DAGLI INVERNI GELIDI popolati di folletti e spiriti boschivi arrivano invece bussando educatamente alla porta, i due fratelli lillipuziani Peter e Petra, creature del «piccolo popolo» che reclamano una istruzione paritaria e qualche amico in più, come l’accogliente Gunnar. Vivono in una tana sotto un abete, nel parco di Vasa e sono dei pattinatori provetti (solo quando la pista è deserta); presto però emigreranno lasciandosi dietro, tra i banchi, tanti ricordi. Peter & Petra e altri racconti della svedese Astrid Lindgren, per Iperborea (pp.124, euro 12) è un collage di storie sulla diversità con le pagine che pullulano di giramondo, vagabondi, magnifici «decoratori» del Natale, orti fatati che producono bambole e desideri. La verve è quella che abbiamo già conosciuto con Pippi Calzelunghe: mai dare qualcosa per scontato, nel mondo dell’infanzia non valgono le stesse regole degli adulti.
Non si perde d’animo neanche Harold Philip Snipperpott: sta per compiere sette anni e vuole una festa come si deve, ma i suoi genitori sono scontrosi e poco avvezzi alla socialità. Lui è il protagonista dell’albo Il disastrosissimo disastro di Harold Snipperpott di Beatrice Alemagna, ultima uscita dell’anno per Topipittori (pp. 48, euro 20). E siccome per l’autrice «l’infanzia è quel gioire dell’assenza di norme», tutto prende una bizzarra piega, soprattutto quando entra in scena Ponzio, il solutore di problemi.
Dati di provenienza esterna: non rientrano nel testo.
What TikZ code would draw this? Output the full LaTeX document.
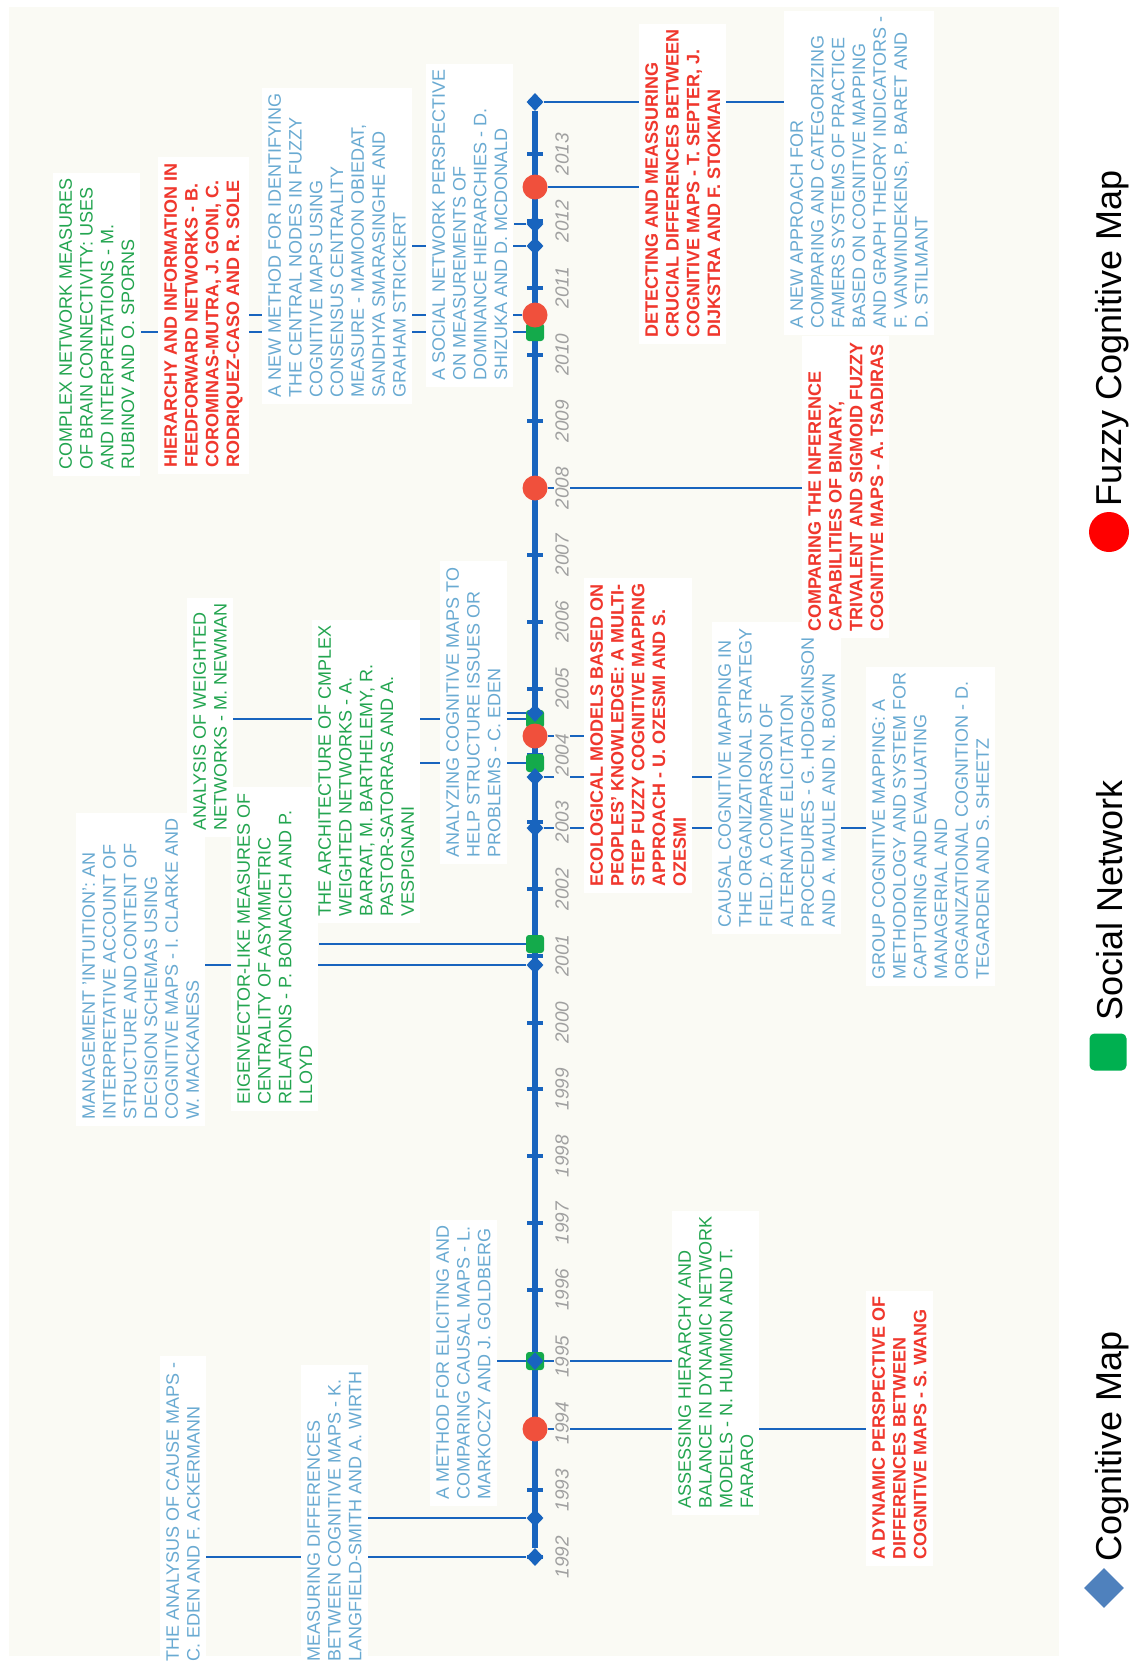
\documentclass[tikz,border=0pt]{standalone}
\usepackage{fontspec}
\setmainfont{Liberation Sans}
\usetikzlibrary{shapes.geometric}
\definecolor{axisblue}{RGB}{24,100,190}
\definecolor{fcmred}{RGB}{240,80,60}
\definecolor{sngreen}{RGB}{20,170,75}
\definecolor{cmtxt}{RGB}{105,170,210}
\definecolor{sntxt}{RGB}{35,165,80}
\definecolor{fcmtxt}{RGB}{240,55,45}
\definecolor{cream}{RGB}{250,250,244}
\definecolor{yeargray}{RGB}{160,160,160}
\definecolor{keyblue}{RGB}{79,129,189}
\definecolor{keygreen}{RGB}{0,176,80}
\definecolor{keyred}{RGB}{255,0,0}
\pgfdeclarelayer{bg}
\pgfdeclarelayer{lines}
\pgfsetlayers{bg,lines,main}
\tikzset{
  paper/.style={rotate=90,anchor=north west,align=left,fill=white,inner sep=6pt,
    font=\fontsize{18}{20.8}\selectfont},
  cmpaper/.style={paper,text=cmtxt},
  snpaper/.style={paper,text=sntxt},
  fcmpaper/.style={paper,text=fcmtxt,font=\fontsize{18}{20.8}\selectfont\bfseries},
  cmmark/.style={diamond,fill=axisblue,inner sep=0pt,minimum width=17pt,minimum height=18pt},
  snmark/.style={rectangle,rounded corners=3pt,fill=sngreen,inner sep=0pt,minimum size=18pt},
  fcmmark/.style={circle,fill=fcmred,inner sep=0pt,minimum size=25pt},
  link/.style={draw=axisblue,line width=2.6pt},
  yearlbl/.style={rotate=90,fill=cream,inner sep=1.5pt,text=yeargray,
    font=\fontsize{19}{19}\selectfont\itshape},
  keytext/.style={rotate=90,anchor=west,inner sep=0pt,font=\fontsize{36}{40}\selectfont}
}
\newcommand{\cmnode}{\node[cmmark]}
\newcommand{\snnode}{\node[snmark]}
\newcommand{\fcmnode}{\node[fcmmark]}
\newcommand{\cmpaper}{\node[cmpaper]}
\newcommand{\snpaper}{\node[snpaper]}
\newcommand{\fcmpaper}{\node[fcmpaper]}

\begin{document}
\begin{tikzpicture}[x=1pt,y=-1pt]
  \useasboundingbox (0,0) rectangle (1130,1663);
  \begin{pgfonlayer}{bg}
    \fill[white] (0,0) rectangle (1130,1663);
    \fill[cream] (9,7) rectangle (1059,1656);
  \end{pgfonlayer}
  % markers on the time line
  \snnode (s95) at (535,1361) {};
  \snnode (s01) at (535,944) {};
  \snnode (s03) at (535,763) {};
  \snnode (s04) at (535,719) {};
  \snnode (s10) at (535,332) {};
  \fcmnode (c94) at (535,1429) {};
  \fcmnode (c04) at (535,736) {};
  \fcmnode (c08) at (535,488) {};
  \fcmnode (c10) at (535,315) {};
  \fcmnode (c12) at (535,187) {};
  \cmnode (d92) at (535,1557) {};
  \cmnode (d93) at (535,1518) {};
  \cmnode (d95) at (535,1361) {};
  \cmnode (d01) at (535,965) {};
  \cmnode (d03a) at (535,828) {};
  \cmnode (d03b) at (535,777) {};
  \cmnode (d04) at (535,713) {};
  \cmnode (d11) at (535,246) {};
  \cmnode (d12) at (535,224) {};
  \cmnode (d13) at (535,102) {};
  % papers
  \cmpaper (ackermann) at (160,1668) {THE ANALYSUS OF CAUSE MAPS -\\C. EDEN AND F. ACKERMANN};
  \cmpaper (wirth) at (301,1668) {MEASURING DIFFERENCES\\BETWEEN COGNITIVE MAPS - K.\\LANGFIELD-SMITH AND A. WIRTH};
  \cmpaper (goldberg) at (430,1506) {A METHOD FOR ELICITING AND\\COMPARING CAUSAL MAPS - L.\\MARKOCZY AND J. GOLDBERG};
  \snpaper (fararo) at (672,1515) {ASSESSING HIERARCHY AND\\BALANCE IN DYNAMIC NETWORK\\MODELS - N. HUMMON AND T.\\FARARO};
  \fcmpaper (wang) at (866,1566) {A DYNAMIC PERSPECTIVE OF\\DIFFERENCES BETWEEN\\COGNITIVE MAPS - S. WANG};
  \cmpaper (mackaness) at (76,1126) {MANAGEMENT 'INTUITION': AN\\INTERPRETATIVE ACCOUNT OF\\STRUCTURE AND CONTENT OF\\DECISION SCHEMAS USING\\COGNITIVE MAPS - I. CLARKE AND\\W. MACKANESS};
  \snpaper (lloyd) at (231,1111) {EIGENVECTOR-LIKE MEASURES OF\\CENTRALITY OF ASYMMETRIC\\RELATIONS - P. BONACICH AND P.\\LLOYD};
  \snpaper (newman) at (187,837) {ANALYSIS OF WEIGHTED\\NETWORKS - M. NEWMAN};
  \snpaper (vespignani) at (312,923) {THE ARCHITECTURE OF CMPLEX\\WEIGHTED NETWORKS - A.\\BARRAT, M. BARTHELEMY, R.\\PASTOR-SATORRAS AND A.\\VESPIGNANI};
  \cmpaper (eden) at (440,864) {ANALYZING COGNITIVE MAPS TO\\HELP STRUCTURE ISSUES OR\\PROBLEMS - C. EDEN};
  \fcmpaper (ozesmi) at (584,893) {ECOLOGICAL MODELS BASED ON\\PEOPLES' KNOWLEDGE: A MULTI-\\STEP FUZZY COGNITIVE MAPPING\\APPROACH - U. OZESMI AND S.\\OZESMI};
  \cmpaper (bown) at (712,934) {CAUSAL COGNITIVE MAPPING IN\\THE ORGANIZATIONAL STRATEGY\\FIELD: A COMPARSON OF\\ALTERNATIVE ELICITATION\\PROCEDURES - G. HODGKINSON\\AND A. MAULE AND N. BOWN};
  \cmpaper (sheetz) at (866,986) {GROUP COGNITIVE MAPPING: A\\METHODOLOGY AND SYSTEM FOR\\CAPTURING AND EVALUATING\\MANAGERIAL AND\\ORGANIZATIONAL COGNITION - D.\\TEGARDEN AND S. SHEETZ};
  \fcmpaper (tsadiras) at (802,638) {COMPARING THE INFERENCE\\CAPABILITIES OF BINARY,\\TRIVALENT AND SIGMOID FUZZY\\COGNITIVE MAPS - A. TSADIRAS};
  \snpaper (sporns) at (53,476) {COMPLEX NETWORK MEASURES\\OF BRAIN CONNECTIVITY: USES\\AND INTERPRETATIONS - M.\\RUBINOV AND O. SPORNS};
  \fcmpaper (sole) at (158,474) {HIERARCHY AND INFORMATION IN\\FEEDFORWARD NETWORKS - B.\\COROMINAS-MUTRA, J. GONI, C.\\RODRIQUEZ-CASO AND R. SOLE};
  \cmpaper (strickert) at (262,404) {A NEW METHOD FOR IDENTIFYING\\THE CENTRAL NODES IN FUZZY\\COGNITIVE MAPS USING\\CONSENSUS CENTRALITY\\MEASURE - MAMOON OBIEDAT,\\SANDHYA SMARASINGHE AND\\GRAHAM STRICKERT};
  \cmpaper (mcdonald) at (426,387) {A SOCIAL NETWORK PERSPECTIVE\\ON MEASUREMENTS OF\\DOMINANCE HIERARCHIES - D.\\SHIZUKA AND D. MCDONALD};
  \fcmpaper (stokman) at (639,344) {DETECTING AND MEASSURING\\CRUCIAL DIFFERENCES BETWEEN\\COGNITIVE MAPS - T. SEPTER, J.\\DIJKSTRA AND F. STOKMAN};
  \cmpaper (stilmant) at (784,335) {A NEW APPROACH FOR\\COMPARING AND CATEGORIZING\\FAMERS SYSTEMS OF PRACTICE\\BASED ON COGNITIVE MAPPING\\AND GRAPH THEORY INDICATORS -\\F. VANWINDEKENS, P. BARET AND\\D. STILMANT};
  % years
  \foreach \yr in {1992,...,2013}{
    \pgfmathsetmacro{\yy}{1557-66.8*(\yr-1992)}
    \node[yearlbl] (y\yr) at (562,\yy) {\yr};
  }
  % legend
  \node[diamond,fill=keyblue,inner sep=0pt,minimum width=40pt,minimum height=40pt] (keycm) at (1104,1588) {};
  \node[keytext] (keycmlbl) at (1112,1562) {Cognitive Map};
  \node[rectangle,rounded corners=5pt,fill=keygreen,inner sep=0pt,minimum size=37pt] (keysn) at (1108,1052) {};
  \node[keytext] (keysnlbl) at (1110,1021) {Social Network};
  \node[circle,fill=keyred,inner sep=0pt,minimum size=40pt] (keyfcm) at (1109,532) {};
  \node[keytext] (keyfcmlbl) at (1112,507) {Fuzzy Cognitive Map};
  \begin{pgfonlayer}{lines}
    \draw[axisblue,line width=5.5pt] (d13) -- (d92);
    \foreach \yr in {1992,...,2013}{
      \pgfmathsetmacro{\yy}{1557-66.8*(\yr-1992)}
      \draw[axisblue,line width=4pt] (527,\yy) -- (543,\yy);
    }
    \draw[link] (d92) -- (d92 -| ackermann.south);
    \draw[link] (d93) -- (d93 -| wirth.south);
    \draw[link] (d95) -- (d95 -| goldberg.south);
    \draw[link] (s95) -- (s95 -| fararo.north);
    \draw[link] (c94) -- (c94 -| wang.north);
    \draw[link] (d01) -- (d01 -| mackaness.south);
    \draw[link] (s01) -- (s01 -| lloyd.south);
    \draw[link] (s04) -- (s04 -| newman.south);
    \draw[link] (s03) -- (s03 -| vespignani.south);
    \draw[link] (d04) -- (d04 -| eden.south);
    \draw[link] (c04) -- (c04 -| ozesmi.north);
    \draw[link] (d03b) -- (d03b -| bown.north);
    \draw[link] (d03a) -- (d03a -| sheetz.north);
    \draw[link] (c08) -- (c08 -| tsadiras.north);
    \draw[link] (s10) -- (s10 -| sporns.south);
    \draw[link] (c10) -- (c10 -| sole.south);
    \draw[link] (d11) -- (d11 -| strickert.south);
    \draw[link] (d12) -- (d12 -| mcdonald.south);
    \draw[link] (c12) -- (c12 -| stokman.north);
    \draw[link] (d13) -- (d13 -| stilmant.north);
  \end{pgfonlayer}
\end{tikzpicture}
\end{document}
La casa diventa uno zoo, gli animali polverizzano piste con le macchinine e fanno crollare interi bagni, ma la catastrofe si trasforma in una promessa di esuberanza, un’eccedenza di vita che si contrappone alla cupezza della solitudine.
SE SI PERCORRONO i sentieri della ribellione, è buona pratica tuffarsi negli inferi con la bussola magnetica di uno scrittore come David Almond. Lui con La canzone di Orfeo (in originale A song for Ella Grey), pubblicato da Salani come tutti i suoi romanzi (pp. 245, euro 14,90) parla della visceralità dell’adolescenza attraverso la reinterpretazione in chiave moderna – e misterica – di un antico mito, quello del suonatore di cetra Orfeo e della sua musa Euridice, condannata a una morte precoce. Una storia, dice l’autore, che si adatta a tutti i tempi. «Nella mia versione – spiega – esiste nel nord est dell’Inghilterra, dove sono cresciuto e dove ancora oggi vivo. È un posto bello, pieno di energie ma sfregiato. Ha una natura selvaggia, è un luogo di leggende, ballate, canti popolari, ma anche di pozzi, miniere abbandonate, ampie spiagge bianche, castelli in rovina in cima ai promontori, isole che si allontanavano all’orizzonte».
I grandi classici non perdono mai il loro fascino e sarebbe bene leggerli in ogni stagione della vita, ma un esercizio per rimetterli al centro degli interessi è anche reinventarli, o comunque girarci intorno. Dipende da chi lo fa, naturalmente, ma se a prendere di petto l’arido Scrooge di Charles Dickens è Michael Rosen coadiuvato dai disegni di Tony Ross (Canto di Natale in famiglia, Feltrinelli Kids, pp. 176, euro 14) allora l’operazione può dirsi riuscita e genitori e figli moderni dovranno fare i conti con i propri fantasmi, sulla scia di quelli vittoriani.